<<<<

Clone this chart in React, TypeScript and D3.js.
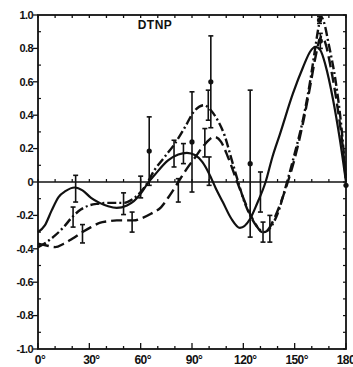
import React from "react";
import * as d3 from "d3";

// Curve 1: solid line
const solidAngles = [0, 4, 8, 12, 16, 21.5, 26, 31, 36, 41, 46, 52, 56, 60, 64, 68, 76, 82, 87, 92, 96, 100, 104, 108, 113, 118, 124, 128, 133, 137, 141.5, 149, 155, 159, 162, 165, 168, 172.5, 176.5, 180];
const solidValues = [-0.3, -0.26, -0.17, -0.09, -0.055, -0.033, -0.05, -0.095, -0.125, -0.145, -0.155, -0.14, -0.115, -0.07, -0.01, 0.04, 0.13, 0.165, 0.175, 0.16, 0.12, 0.05, -0.04, -0.12, -0.22, -0.275, -0.22, -0.13, 0.0, 0.15, 0.29, 0.53, 0.69, 0.78, 0.81, 0.79, 0.7, 0.49, 0.25, 0.0];

// Curve 2: dash-dot line
const dashDotAngles = [0, 5, 10, 15, 20, 25, 30, 35, 40, 45, 50, 55, 60, 63, 68, 74, 80, 86, 91, 97, 101, 105, 109, 113, 117, 121, 125, 129, 132, 136, 140, 145, 150, 155, 159, 162, 164, 165.5, 167, 170, 174, 177, 180];
const dashDotValues = [-0.39, -0.36, -0.32, -0.27, -0.21, -0.165, -0.14, -0.13, -0.125, -0.125, -0.125, -0.105, -0.06, -0.02, 0.07, 0.15, 0.23, 0.33, 0.42, 0.46, 0.43, 0.37, 0.28, 0.14, 0.0, -0.13, -0.22, -0.28, -0.3, -0.27, -0.19, -0.02, 0.17, 0.38, 0.6, 0.8, 0.93, 0.99, 0.96, 0.82, 0.6, 0.36, 0.02];

// Curve 3: long-dashed line
const longDashAngles = [0, 5, 10, 15, 20, 26, 31, 36, 41, 46, 51, 56, 61, 66, 72, 77, 82, 87, 92, 97, 103, 107, 111, 115, 119, 123, 127, 131, 134, 138, 142, 146, 150, 155, 159, 162, 164.5, 166, 168, 171, 175, 178, 180];
const longDashValues = [-0.37, -0.38, -0.39, -0.37, -0.34, -0.3, -0.27, -0.245, -0.235, -0.23, -0.23, -0.23, -0.215, -0.19, -0.15, -0.08, 0.0, 0.08, 0.15, 0.22, 0.27, 0.24, 0.15, 0.04, -0.07, -0.17, -0.25, -0.3, -0.29, -0.22, -0.12, 0.0, 0.14, 0.36, 0.57, 0.74, 0.85, 0.87, 0.83, 0.69, 0.45, 0.22, 0.0];

// Measured points with error bars
const pointAngles = [20.5, 22, 26, 50, 55, 60, 65, 79.5, 82, 85, 90, 97.5, 99.5, 100, 101, 124, 130, 131.5, 135.5, 164.5, 165, 180];
const pointValues = [-0.21, -0.04, -0.31, -0.13, -0.24, -0.03, 0.185, 0.17, -0.05, 0.17, 0.24, 0.235, 0.46, 0.065, 0.6, 0.11, -0.06, -0.3, -0.28, 0.97, 0.845, -0.02];
const pointErrors = [0.06, 0.08, 0.055, 0.065, 0.06, 0.065, 0.205, 0.08, 0.07, 0.06, 0.3, 0.085, 0.09, 0.085, 0.275, 0.44, 0.12, 0.06, 0.08, 0.02, 0.045, 0];
const pointFilled = [false, false, false, false, false, false, true, false, false, false, true, false, false, false, true, true, false, false, false, true, true, true];

const xTickValues = [0, 30, 60, 90, 120, 150, 180];
const xTickLabels = ["0°", "30°", "60°", "90°", "120°", "150°", "180°"];
const yTickValues = [1, 0.8, 0.6, 0.4, 0.2, 0, -0.2, -0.4, -0.6, -0.8, -1];
const yTickLabels = ["1.0", "0.8", "0.6", "0.4", "0.2", "0", "-0.2", "-0.4", "-0.6", "-0.8", "-1.0"];
const title = "DTNP";

const W = 353;
const H = 367;
const left = 38;
const right = 346;
const top = 15;
const bottom = 349;
const ink = "#111";
const font = "'Liberation Sans', Arial, sans-serif";

export default function App() {
  const x = d3.scaleLinear().domain([0, 180]).range([left, right]);
  const y = d3.scaleLinear().domain([-1, 1]).range([bottom, top]);

  const line = d3
    .line<[number, number]>()
    .x((d) => x(d[0]))
    .y((d) => y(d[1]))
    .curve(d3.curveMonotoneX);

  const zip = (a: number[], b: number[]) => a.map((v, i) => [v, b[i]] as [number, number]);

  const minorX = d3.range(0, 181, 10);
  const minorY = d3.range(-10, 11).map((v) => v / 10);

  return (
    <svg
      width={W}
      height={H}
      style={{ position: "absolute", left: 0, top: 0, background: "#fff" }}
      fontFamily={font}
    >
      <rect x={0} y={0} width={W} height={H} fill="#fff" />

      {/* curves */}
      <path d={line(zip(solidAngles, solidValues)) || ""} fill="none" stroke={ink} strokeWidth={2.2} />
      <path
        d={line(zip(dashDotAngles, dashDotValues)) || ""}
        fill="none"
        stroke={ink}
        strokeWidth={2.4}
        strokeDasharray="9 3 2 3"
      />
      <path
        d={line(zip(longDashAngles, longDashValues)) || ""}
        fill="none"
        stroke={ink}
        strokeWidth={2.4}
        strokeDasharray="11 5"
      />

      {/* zero line with small ticks */}
      <line x1={left} x2={right} y1={y(0)} y2={y(0)} stroke={ink} strokeWidth={1.5} />
      {minorX.map((d) => (
        <line key={"z" + d} x1={x(d)} x2={x(d)} y1={y(0)} y2={y(0) - 3} stroke={ink} strokeWidth={1.2} />
      ))}

      {/* frame */}
      <rect x={left} y={top} width={right - left} height={bottom - top} fill="none" stroke={ink} strokeWidth={1.8} />

      {/* bottom & top ticks */}
      {minorX.map((d) => {
        const major = d % 30 === 0;
        return (
          <g key={"bx" + d}>
            <line x1={x(d)} x2={x(d)} y1={bottom} y2={bottom - (major ? 6 : 3)} stroke={ink} strokeWidth={1.3} />
            <line x1={x(d)} x2={x(d)} y1={top} y2={top + 3} stroke={ink} strokeWidth={1.3} />
          </g>
        );
      })}

      {/* left & right ticks */}
      {minorY.map((v) => {
        const major = Math.round(v * 10) % 2 === 0;
        return (
          <g key={"yt" + v}>
            {major ? (
              <line x1={left - 5} x2={left} y1={y(v)} y2={y(v)} stroke={ink} strokeWidth={1.3} />
            ) : (
              <line x1={left} x2={left + 3} y1={y(v)} y2={y(v)} stroke={ink} strokeWidth={1.2} />
            )}
            <line x1={right} x2={right - 3} y1={y(v)} y2={y(v)} stroke={ink} strokeWidth={1.2} />
          </g>
        );
      })}

      {/* error bars */}
      {pointAngles.map((a, i) => {
        const v = pointValues[i];
        const e = pointErrors[i];
        const cx = x(a);
        return (
          <g key={"p" + i}>
            {e > 0 && (
              <>
                <line x1={cx} x2={cx} y1={y(v + e)} y2={y(v - e)} stroke={ink} strokeWidth={1.6} />
                <line x1={cx - 2.5} x2={cx + 2.5} y1={y(v + e)} y2={y(v + e)} stroke={ink} strokeWidth={1.6} />
                <line x1={cx - 2.5} x2={cx + 2.5} y1={y(v - e)} y2={y(v - e)} stroke={ink} strokeWidth={1.6} />
              </>
            )}
            {pointFilled[i] && <circle cx={cx} cy={y(v)} r={2.6} fill={ink} />}
          </g>
        );
      })}

      {/* axis labels */}
      {yTickValues.map((v, i) => (
        <text
          key={"yl" + v}
          x={left - 5}
          y={y(v)}
          dy="0.35em"
          textAnchor="end"
          fontSize={11}
          fontWeight="bold"
          letterSpacing={-0.6}
          fill={ink}
        >
          {yTickLabels[i]}
        </text>
      ))}
      {xTickValues.map((d, i) => (
        <text
          key={"xl" + d}
          x={x(d) + 2}
          y={364}
          textAnchor="middle"
          fontSize={12}
          fontWeight="bold"
          letterSpacing={-0.6}
          fill={ink}
        >
          {xTickLabels[i]}
        </text>
      ))}

      <text x={155} y={29} textAnchor="middle" fontSize={12} fontWeight="bold" fill={ink} letterSpacing={0.5}>
        {title}
      </text>
    </svg>
  );
}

>>>>

**Instruction:** Write out the lines from the start of the material to the line with "0.49, 0.25, 0.0];", inclusive and exactly. Skip the pictures.

**Answer to the problem:**
Clone this chart in React, TypeScript and D3.js.
import React from "react";
import * as d3 from "d3";

// Curve 1: solid line
const solidAngles = [0, 4, 8, 12, 16, 21.5, 26, 31, 36, 41, 46, 52, 56, 60, 64, 68, 76, 82, 87, 92, 96, 100, 104, 108, 113, 118, 124, 128, 133, 137, 141.5, 149, 155, 159, 162, 165, 168, 172.5, 176.5, 180];
const solidValues = [-0.3, -0.26, -0.17, -0.09, -0.055, -0.033, -0.05, -0.095, -0.125, -0.145, -0.155, -0.14, -0.115, -0.07, -0.01, 0.04, 0.13, 0.165, 0.175, 0.16, 0.12, 0.05, -0.04, -0.12, -0.22, -0.275, -0.22, -0.13, 0.0, 0.15, 0.29, 0.53, 0.69, 0.78, 0.81, 0.79, 0.7, 0.49, 0.25, 0.0];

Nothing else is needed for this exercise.